Racist rant from pit bull advocate
Amid the rumor-mongering, a WhatsApp user identified as Kempton Park, Gauteng province home business services provider Belinda Magor posted, “What I say is ban the black man. They rape, they steal, they kill, worse than any pit bull could, and they get away with it. Ban those that are making the laws, ban Ekurhule [a city incorporating nine communities of English and Afrikaner names], ban the black man.

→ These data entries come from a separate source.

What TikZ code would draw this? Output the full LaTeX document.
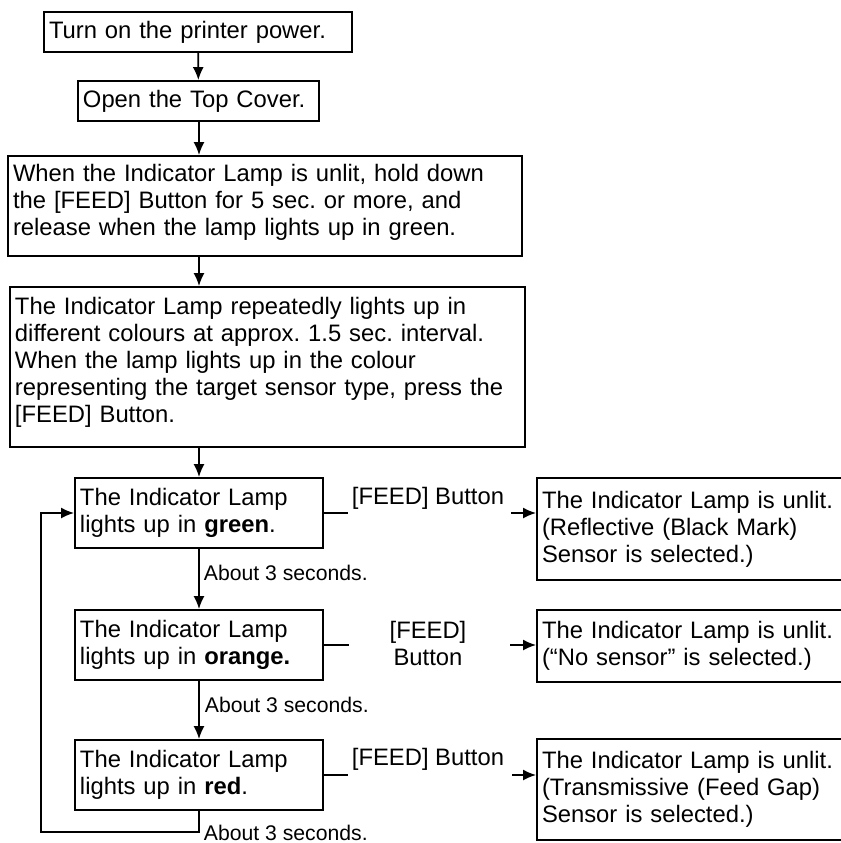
\documentclass[tikz,border=0pt]{standalone}
\usepackage{fontspec}
\setmainfont{Liberation Sans}
\frenchspacing
\usetikzlibrary{arrows.meta, calc, positioning}

\begin{document}
\begin{tikzpicture}[x=0.5pt, y=-0.5pt, line width=0.9pt,
    every node/.style={font=\fontsize{11.9}{13.5}\selectfont},
    stepbox/.style={draw, align=left, inner xsep=2.5pt, inner ysep=0pt},
    lampbox/.style={stepbox, text width=119pt, minimum height=35pt},
    resbox/.style={stepbox, text width=149pt},
    arr/.style={-{Latex[length=6.5pt,width=5.5pt]}},
    secs/.style={anchor=west, inner sep=0pt, font=\fontsize{10.6}{12}\selectfont}]
    \useasboundingbox (0,0) rectangle (841,843);

    % Start steps
    \node[stepbox, text width=149pt, minimum height=20pt] (power) at (198,32) {Turn on the printer power.};
    \node[stepbox, text width=115.5pt, minimum height=20pt] (cover) at (198.5,101) {Open the Top Cover.};
    \node[stepbox, text width=252pt, text height=12.5pt, text depth=37.5pt] (hold) at (265,206)
        {When the Indicator Lamp is unlit, hold down\\the [FEED] Button for 5 sec. or more, and\\release when the lamp lights up in green.};
    \node[stepbox, text width=252.5pt, text height=13.5pt, text depth=66.5pt] (cycle) at (267.5,367)
        {The Indicator Lamp repeatedly lights up in\\different colours at approx. 1.5 sec. interval.\\When the lamp lights up in the colour\\representing the target sensor type, press the\\{}[FEED] Button.};

    % Lamp colours
    \node[lampbox] (green) at (199,513) {The Indicator Lamp\\lights up in \textbf{green}.};
    \node[lampbox] (orange) at (199,645) {The Indicator Lamp\\lights up in \textbf{orange.}};
    \node[lampbox] (red) at (199,775) {The Indicator Lamp\\lights up in \textbf{red}.};

    % Results
    \node[resbox, minimum height=51pt] (reflect) at (691,529) {The Indicator Lamp is unlit.\\(Reflective (Black Mark)\\Sensor is selected.)};
    \node[resbox, minimum height=36pt] (nosens) at (691,646) {The Indicator Lamp is unlit.\\(“No sensor” is selected.)};
    \node[resbox, minimum height=50.5pt] (trans) at (691,789.5) {The Indicator Lamp is unlit.\\(Transmissive (Feed Gap)\\Sensor is selected.)};

    % Main flow
    \draw[arr] (power) -- (cover);
    \draw[arr] (cover.south -| green) -- (hold.north -| green);
    \draw[arr] (hold.south -| green) -- (cycle.north -| green);
    \draw[arr] (cycle.south -| green) -- (green.north);
    \draw[arr] (green) -- (orange);
    \draw[arr] (orange) -- (red);
    \draw[arr] (red.south) -- ++(0,21) -| ($(green.west)+(-33,0)$) -- (green.west);

    % Timing labels
    \node[secs] (t1) at (203,573) {About 3 seconds.};
    \node[secs] (t2) at (204,705) {About 3 seconds.};
    \node[secs] (t3) at (203,833) {About 3 seconds.};

    % FEED button branches
    \node (gfeed) at (428,498) {[FEED] Button};
    \node[align=center] (ofeed) at (428,643) {[FEED]\\Button};
    \node (rfeed) at (428,759) {[FEED] Button};
    \draw (green.east) -- ++(24,0);
    \draw (orange.east) -- ++(25,0);
    \draw (red.east) -- ++(24,0);
    \draw[arr] (511,513) -- (reflect.west |- green.east);
    \draw[arr] (510,645) -- (nosens.west |- orange.east);
    \draw[arr] (512,775) -- (trans.west |- red.east);
\end{tikzpicture}
\end{document}
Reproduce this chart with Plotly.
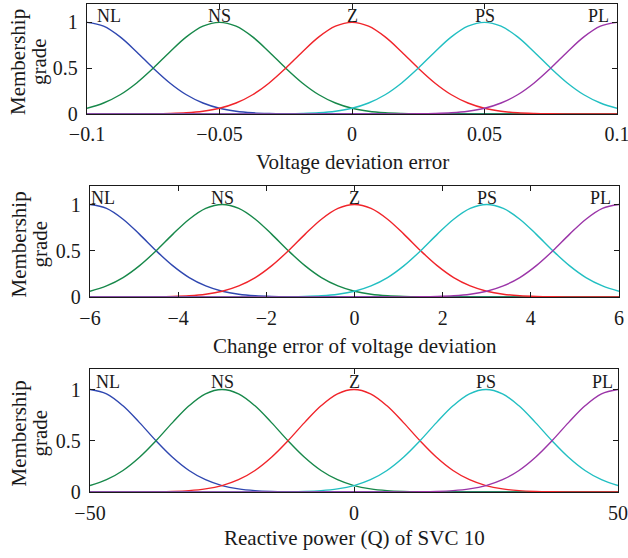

“Get all the black women and cut out their uteruses and their ovaries that they cannot procreate because they will all turn out the same because they all the same. I’m very passionate about this. Ban them, kill them, shoot them. Get rid of them because they are the problem. Not pit bulls, not animals. Animals are beautiful, and they deserve a warm bed, food, love and attention and everything else. God created those animals. Who created the black man, do you think God? I don’t think so.”
“Act in a civilized manner”
The racist rant probably could not have come at a worse time for the Pit Bull Federation of South Africa, struggling to enlist black South African support in opposition to banning pit bulls.
Pit bulls, along with Boerboels and Rhodesian ridgebacks before pit bulls came into vogue after the fall of the former white-led apartheid government in 1992, have historically been kept chiefly by white South Africans, who are less than 8% of the population.
Black South Africans, about 80% of the population, probably now keep just as many pit bulls, though no survey data exists to establish this.
What is clear, however, is that about 80% of South African pit bull victims are black, many of whom are attacked by pit bulls belonging to white property owners, often while working for those property owners.
Posted the Pit Bull Federation of South Africa in response to the Magor rant, “We caution ‘activists’ to act in a civilized manner, as your actions impact the public perception of the pit bull.”
Tracked down by TimesLIVE, Magor explained, “I’m diabetic. When your sugar is out of whack, which happens quite often, you don’t think clearly. You can’t focus. There’s like a cloud over your mind. I’m on insulin. If my sugar is out of whack, that is why I don’t do an office job, I cannot do it.”
Diabetics around South Africa, of all races, are wondering how that explains anything.